American physician and academic

John C. Beck (January 4, 1924 – September 29, 2016) was an American physician and academic. He was particularly involved in the Royal Victoria Hospital and McGill University; the David Geffen School of Medicine at UCLA; and Ben Gurion University of the Negev.

His books include Primary Care in a Specialized World and Geriatrics in the United States: Manpower Projections and Training Considerations. He's widely cited within his field.

== Biography ==
Born in Audubon, Iowa in 1924, John C. Beck received his BSc (1944), MSc (1947), Diploma in Medicine (1951), and MDCM (1952) degrees at McGill University.

During 1979–1993, he and his colleagues built a program in geriatric medicine. In a 2004 publication titled Brief history of geriatrics in the USA, J.E. Morley refers to it as the West Coast School of Geriatrics and identifies the integration of two Geriatric Research and Education Centers at V.A. Medical Center, Sepulveda, California, and Wadsworth Medical Center in the greater Los Angeles area.

Beck was joined in his endeavor by David Solomon, Robert Kane, and Emmet Keeler. This working group, during that year, produced projections for the workforce needs for the US in anticipation of the country's aging population. The physician data was reported in the New England Journal of Medicine in 1980.

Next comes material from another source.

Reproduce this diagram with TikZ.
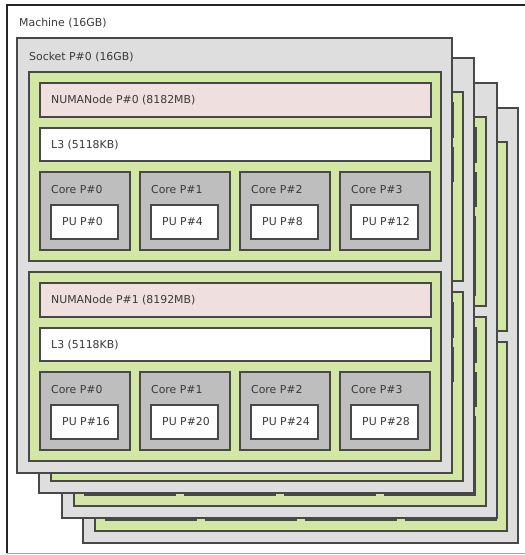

It was during this period that Beck did work with Sidney Katz at Case-Western University.

Beck became emeritus Professor of Medicine in 1993. His research interests during his emeritus status have focused on the prevention of disability in elders. His work has been published in such notable medical journals as JAMA (journal): The Journal of the American Medical Association, The Lancet, and The New England Journal of Medicine

==Honors and awards==
Beck's awards include the Holmes Gold Medal from McGill University (1947), the Ronald V. Christie Award from the Canadian Association of Professors of Medicine (1987), the Duncan Graham Award from the Royal College of Physicians and Surgeons (1990), the John Phillips Memorial Award from the American College of Physicians-ASIM (2003), and many others. In 1954 he was recognized as an Honorary Fellow by the Royal Society of Medicine in London and as a Markle Scholar in the Medical Sciences by the Markle Foundation of New York. In 1982 he received Special Recognition for contributions to National Board of Medical Examiners, and in 1987 he became a Master of the American College of Physicians. His more recent honors include the Ignatius Nascher Award of the City of Vienna for the paper "Determinants of future hospital admissions and physician visits in community dwelling older persons in Europe" in 2006.